### Provided data
━━━━

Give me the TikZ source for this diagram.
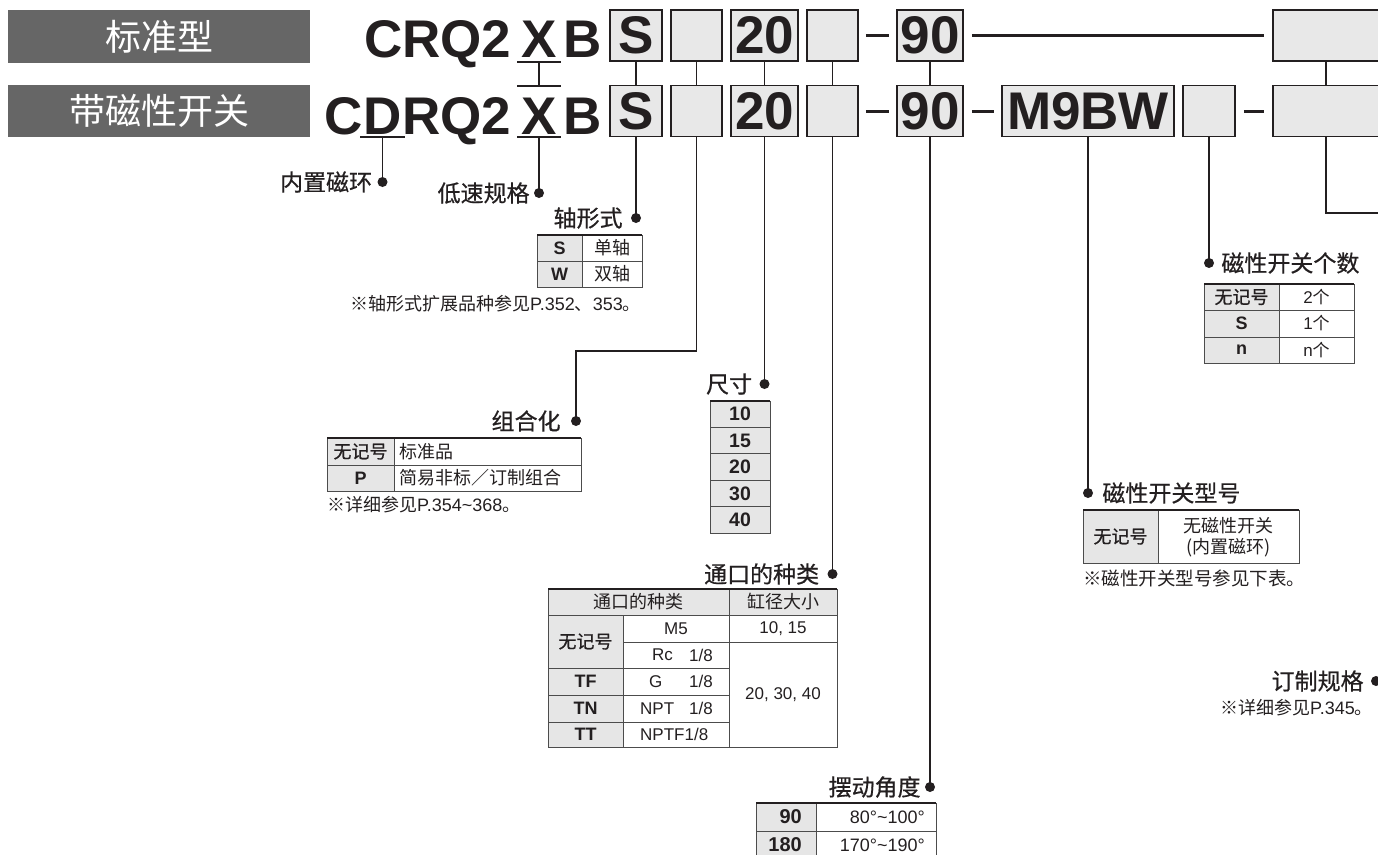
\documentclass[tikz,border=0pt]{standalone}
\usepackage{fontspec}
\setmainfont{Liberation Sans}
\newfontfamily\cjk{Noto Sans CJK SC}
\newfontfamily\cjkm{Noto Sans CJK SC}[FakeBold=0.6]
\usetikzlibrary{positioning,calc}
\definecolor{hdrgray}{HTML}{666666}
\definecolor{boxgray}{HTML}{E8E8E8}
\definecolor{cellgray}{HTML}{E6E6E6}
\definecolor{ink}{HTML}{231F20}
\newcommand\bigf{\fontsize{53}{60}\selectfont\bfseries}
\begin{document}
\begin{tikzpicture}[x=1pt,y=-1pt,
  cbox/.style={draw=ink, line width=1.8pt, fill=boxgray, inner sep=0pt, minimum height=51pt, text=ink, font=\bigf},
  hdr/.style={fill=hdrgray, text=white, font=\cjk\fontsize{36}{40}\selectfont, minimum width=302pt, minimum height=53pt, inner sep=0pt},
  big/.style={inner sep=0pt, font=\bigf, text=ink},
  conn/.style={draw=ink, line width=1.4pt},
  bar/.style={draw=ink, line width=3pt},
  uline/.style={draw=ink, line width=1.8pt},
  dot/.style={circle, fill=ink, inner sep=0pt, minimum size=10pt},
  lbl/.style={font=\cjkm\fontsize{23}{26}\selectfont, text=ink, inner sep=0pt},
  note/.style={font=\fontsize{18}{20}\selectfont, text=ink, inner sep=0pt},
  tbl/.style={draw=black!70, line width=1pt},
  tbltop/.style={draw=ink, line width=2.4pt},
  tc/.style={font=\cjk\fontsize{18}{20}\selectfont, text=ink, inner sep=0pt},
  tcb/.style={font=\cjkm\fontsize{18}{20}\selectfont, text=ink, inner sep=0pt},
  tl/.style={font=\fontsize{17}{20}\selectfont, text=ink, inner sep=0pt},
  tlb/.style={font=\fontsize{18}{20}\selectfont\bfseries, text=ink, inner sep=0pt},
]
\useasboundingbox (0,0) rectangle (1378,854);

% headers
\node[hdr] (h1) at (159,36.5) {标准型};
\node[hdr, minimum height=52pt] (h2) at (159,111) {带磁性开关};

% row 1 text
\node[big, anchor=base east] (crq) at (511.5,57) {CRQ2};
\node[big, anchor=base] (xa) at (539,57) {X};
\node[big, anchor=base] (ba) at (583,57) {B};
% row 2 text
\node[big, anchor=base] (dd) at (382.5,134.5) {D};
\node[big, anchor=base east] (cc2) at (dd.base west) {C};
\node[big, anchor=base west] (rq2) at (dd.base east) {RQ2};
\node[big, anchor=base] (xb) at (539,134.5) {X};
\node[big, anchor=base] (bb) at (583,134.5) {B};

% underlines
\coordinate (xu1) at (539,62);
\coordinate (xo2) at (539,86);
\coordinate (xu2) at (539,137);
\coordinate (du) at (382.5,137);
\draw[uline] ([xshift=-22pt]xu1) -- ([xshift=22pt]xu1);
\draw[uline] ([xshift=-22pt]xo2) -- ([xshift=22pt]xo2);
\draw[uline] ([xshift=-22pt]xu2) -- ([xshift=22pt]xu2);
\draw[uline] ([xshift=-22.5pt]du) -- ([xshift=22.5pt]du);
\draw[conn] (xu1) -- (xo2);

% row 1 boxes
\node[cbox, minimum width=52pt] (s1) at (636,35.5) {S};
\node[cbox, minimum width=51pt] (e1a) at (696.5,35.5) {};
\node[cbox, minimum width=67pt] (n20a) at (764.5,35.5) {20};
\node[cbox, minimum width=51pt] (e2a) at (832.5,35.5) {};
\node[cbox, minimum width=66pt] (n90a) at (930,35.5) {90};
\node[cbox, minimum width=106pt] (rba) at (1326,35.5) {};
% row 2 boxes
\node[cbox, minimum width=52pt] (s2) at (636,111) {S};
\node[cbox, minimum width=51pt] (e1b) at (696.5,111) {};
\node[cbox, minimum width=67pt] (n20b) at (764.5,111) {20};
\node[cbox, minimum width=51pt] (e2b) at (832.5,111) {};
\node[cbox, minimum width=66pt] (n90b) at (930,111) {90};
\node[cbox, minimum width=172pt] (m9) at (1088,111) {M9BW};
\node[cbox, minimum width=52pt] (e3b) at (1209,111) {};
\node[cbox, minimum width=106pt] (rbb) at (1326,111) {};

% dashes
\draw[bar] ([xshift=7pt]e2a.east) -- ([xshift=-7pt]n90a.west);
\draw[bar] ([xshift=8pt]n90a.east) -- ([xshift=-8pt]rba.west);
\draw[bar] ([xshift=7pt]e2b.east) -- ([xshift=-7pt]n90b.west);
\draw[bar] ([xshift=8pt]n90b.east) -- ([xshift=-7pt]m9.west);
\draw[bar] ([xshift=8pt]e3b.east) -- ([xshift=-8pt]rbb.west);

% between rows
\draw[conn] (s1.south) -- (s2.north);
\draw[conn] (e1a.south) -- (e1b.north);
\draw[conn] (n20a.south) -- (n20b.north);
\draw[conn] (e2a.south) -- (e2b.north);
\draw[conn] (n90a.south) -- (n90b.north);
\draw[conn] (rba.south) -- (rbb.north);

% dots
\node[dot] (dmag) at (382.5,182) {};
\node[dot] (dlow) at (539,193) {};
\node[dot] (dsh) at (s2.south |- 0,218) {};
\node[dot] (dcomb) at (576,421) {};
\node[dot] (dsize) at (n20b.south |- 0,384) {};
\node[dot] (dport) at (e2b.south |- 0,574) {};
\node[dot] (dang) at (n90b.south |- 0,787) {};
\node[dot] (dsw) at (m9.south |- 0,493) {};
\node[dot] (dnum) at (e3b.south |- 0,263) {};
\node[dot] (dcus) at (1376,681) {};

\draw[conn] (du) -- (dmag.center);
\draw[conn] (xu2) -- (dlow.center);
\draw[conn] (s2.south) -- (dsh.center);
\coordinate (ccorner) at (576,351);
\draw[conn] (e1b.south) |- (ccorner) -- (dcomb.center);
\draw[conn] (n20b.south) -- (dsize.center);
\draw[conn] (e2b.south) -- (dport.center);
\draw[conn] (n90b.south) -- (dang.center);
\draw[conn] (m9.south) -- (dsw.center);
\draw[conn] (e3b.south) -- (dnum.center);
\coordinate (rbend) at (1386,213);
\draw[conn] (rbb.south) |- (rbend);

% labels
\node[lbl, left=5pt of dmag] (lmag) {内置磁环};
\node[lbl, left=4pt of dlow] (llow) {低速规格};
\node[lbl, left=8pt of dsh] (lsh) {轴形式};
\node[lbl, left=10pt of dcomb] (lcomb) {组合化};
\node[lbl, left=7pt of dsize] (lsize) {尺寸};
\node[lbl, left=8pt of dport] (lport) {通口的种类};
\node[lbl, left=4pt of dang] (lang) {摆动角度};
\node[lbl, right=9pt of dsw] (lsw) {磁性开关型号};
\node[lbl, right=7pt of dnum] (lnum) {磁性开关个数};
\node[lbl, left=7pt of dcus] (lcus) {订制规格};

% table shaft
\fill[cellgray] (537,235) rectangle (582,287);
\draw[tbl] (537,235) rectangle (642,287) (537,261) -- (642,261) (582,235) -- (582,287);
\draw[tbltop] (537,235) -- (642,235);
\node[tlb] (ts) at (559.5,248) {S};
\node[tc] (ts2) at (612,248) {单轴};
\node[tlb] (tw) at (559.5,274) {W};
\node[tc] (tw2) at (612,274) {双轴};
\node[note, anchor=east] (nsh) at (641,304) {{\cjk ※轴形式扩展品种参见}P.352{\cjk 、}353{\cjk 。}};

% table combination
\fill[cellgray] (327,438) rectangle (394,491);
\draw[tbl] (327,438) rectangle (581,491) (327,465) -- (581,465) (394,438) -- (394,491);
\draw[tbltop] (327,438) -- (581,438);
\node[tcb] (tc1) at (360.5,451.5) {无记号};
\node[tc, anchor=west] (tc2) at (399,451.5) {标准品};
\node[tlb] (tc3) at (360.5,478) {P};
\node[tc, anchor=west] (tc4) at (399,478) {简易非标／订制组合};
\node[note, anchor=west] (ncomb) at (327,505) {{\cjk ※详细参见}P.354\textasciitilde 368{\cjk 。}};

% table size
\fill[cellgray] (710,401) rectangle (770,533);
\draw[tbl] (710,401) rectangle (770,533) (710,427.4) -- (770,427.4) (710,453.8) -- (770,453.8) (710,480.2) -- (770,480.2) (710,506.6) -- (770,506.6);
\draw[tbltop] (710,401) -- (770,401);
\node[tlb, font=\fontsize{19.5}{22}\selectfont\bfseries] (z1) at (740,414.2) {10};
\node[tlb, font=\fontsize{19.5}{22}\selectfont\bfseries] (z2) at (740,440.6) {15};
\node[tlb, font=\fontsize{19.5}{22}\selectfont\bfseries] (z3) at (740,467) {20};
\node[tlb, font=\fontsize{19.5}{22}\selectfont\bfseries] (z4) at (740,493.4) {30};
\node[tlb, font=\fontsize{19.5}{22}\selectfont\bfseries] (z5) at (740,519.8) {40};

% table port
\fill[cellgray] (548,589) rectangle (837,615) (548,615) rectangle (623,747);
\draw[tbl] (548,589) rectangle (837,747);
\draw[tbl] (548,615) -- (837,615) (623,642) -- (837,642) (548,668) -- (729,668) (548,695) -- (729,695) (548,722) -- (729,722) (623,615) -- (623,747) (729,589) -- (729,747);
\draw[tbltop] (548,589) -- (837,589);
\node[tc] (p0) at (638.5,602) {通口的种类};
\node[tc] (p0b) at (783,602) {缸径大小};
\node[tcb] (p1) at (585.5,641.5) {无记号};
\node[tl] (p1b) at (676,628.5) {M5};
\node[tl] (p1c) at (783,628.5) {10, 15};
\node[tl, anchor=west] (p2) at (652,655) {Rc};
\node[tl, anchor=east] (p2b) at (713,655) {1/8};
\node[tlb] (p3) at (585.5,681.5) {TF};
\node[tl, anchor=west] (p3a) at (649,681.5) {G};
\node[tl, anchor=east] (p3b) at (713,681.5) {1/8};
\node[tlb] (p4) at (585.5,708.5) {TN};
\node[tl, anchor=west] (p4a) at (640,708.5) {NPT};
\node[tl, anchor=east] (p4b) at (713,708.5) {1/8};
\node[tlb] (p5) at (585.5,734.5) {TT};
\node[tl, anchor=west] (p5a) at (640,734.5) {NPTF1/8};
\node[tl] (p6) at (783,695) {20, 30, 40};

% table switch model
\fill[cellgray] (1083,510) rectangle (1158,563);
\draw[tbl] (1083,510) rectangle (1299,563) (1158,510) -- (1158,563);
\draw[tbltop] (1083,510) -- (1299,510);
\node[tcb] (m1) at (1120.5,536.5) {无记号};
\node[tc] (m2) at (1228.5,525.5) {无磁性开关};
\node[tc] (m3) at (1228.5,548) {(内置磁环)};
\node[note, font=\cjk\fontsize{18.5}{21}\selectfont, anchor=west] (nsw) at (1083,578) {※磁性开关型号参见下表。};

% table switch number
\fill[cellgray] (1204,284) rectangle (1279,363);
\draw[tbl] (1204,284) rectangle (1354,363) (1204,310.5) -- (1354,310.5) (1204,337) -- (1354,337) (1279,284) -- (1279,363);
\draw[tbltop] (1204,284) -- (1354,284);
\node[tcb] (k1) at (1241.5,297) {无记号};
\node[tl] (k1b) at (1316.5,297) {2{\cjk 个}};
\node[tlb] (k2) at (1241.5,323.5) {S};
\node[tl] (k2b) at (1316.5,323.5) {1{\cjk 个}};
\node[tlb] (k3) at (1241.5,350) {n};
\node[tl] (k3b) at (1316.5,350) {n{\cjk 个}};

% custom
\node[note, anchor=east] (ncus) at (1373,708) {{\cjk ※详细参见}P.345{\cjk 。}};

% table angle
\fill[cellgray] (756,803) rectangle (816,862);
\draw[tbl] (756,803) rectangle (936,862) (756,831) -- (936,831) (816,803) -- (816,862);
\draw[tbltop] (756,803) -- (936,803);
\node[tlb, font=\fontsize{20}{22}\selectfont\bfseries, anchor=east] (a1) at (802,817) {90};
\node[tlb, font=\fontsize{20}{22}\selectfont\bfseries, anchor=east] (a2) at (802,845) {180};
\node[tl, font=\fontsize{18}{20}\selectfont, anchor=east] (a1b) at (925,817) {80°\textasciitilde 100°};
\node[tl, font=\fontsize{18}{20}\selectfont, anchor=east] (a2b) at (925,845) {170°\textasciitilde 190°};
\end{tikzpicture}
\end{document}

━━━━

### Aim of the task
Leave out the pictures. Transcribe only the lines above, from the first through the one that contains "minimum height=52pt] (h2)".

### Answer to this exercise
Give me the TikZ source for this diagram.
\documentclass[tikz,border=0pt]{standalone}
\usepackage{fontspec}
\setmainfont{Liberation Sans}
\newfontfamily\cjk{Noto Sans CJK SC}
\newfontfamily\cjkm{Noto Sans CJK SC}[FakeBold=0.6]
\usetikzlibrary{positioning,calc}
\definecolor{hdrgray}{HTML}{666666}
\definecolor{boxgray}{HTML}{E8E8E8}
\definecolor{cellgray}{HTML}{E6E6E6}
\definecolor{ink}{HTML}{231F20}
\newcommand\bigf{\fontsize{53}{60}\selectfont\bfseries}
\begin{document}
\begin{tikzpicture}[x=1pt,y=-1pt,
  cbox/.style={draw=ink, line width=1.8pt, fill=boxgray, inner sep=0pt, minimum height=51pt, text=ink, font=\bigf},
  hdr/.style={fill=hdrgray, text=white, font=\cjk\fontsize{36}{40}\selectfont, minimum width=302pt, minimum height=53pt, inner sep=0pt},
  big/.style={inner sep=0pt, font=\bigf, text=ink},
  conn/.style={draw=ink, line width=1.4pt},
  bar/.style={draw=ink, line width=3pt},
  uline/.style={draw=ink, line width=1.8pt},
  dot/.style={circle, fill=ink, inner sep=0pt, minimum size=10pt},
  lbl/.style={font=\cjkm\fontsize{23}{26}\selectfont, text=ink, inner sep=0pt},
  note/.style={font=\fontsize{18}{20}\selectfont, text=ink, inner sep=0pt},
  tbl/.style={draw=black!70, line width=1pt},
  tbltop/.style={draw=ink, line width=2.4pt},
  tc/.style={font=\cjk\fontsize{18}{20}\selectfont, text=ink, inner sep=0pt},
  tcb/.style={font=\cjkm\fontsize{18}{20}\selectfont, text=ink, inner sep=0pt},
  tl/.style={font=\fontsize{17}{20}\selectfont, text=ink, inner sep=0pt},
  tlb/.style={font=\fontsize{18}{20}\selectfont\bfseries, text=ink, inner sep=0pt},
]
\useasboundingbox (0,0) rectangle (1378,854);

% headers
\node[hdr] (h1) at (159,36.5) {标准型};
\node[hdr, minimum height=52pt] (h2) at (159,111) {带磁性开关};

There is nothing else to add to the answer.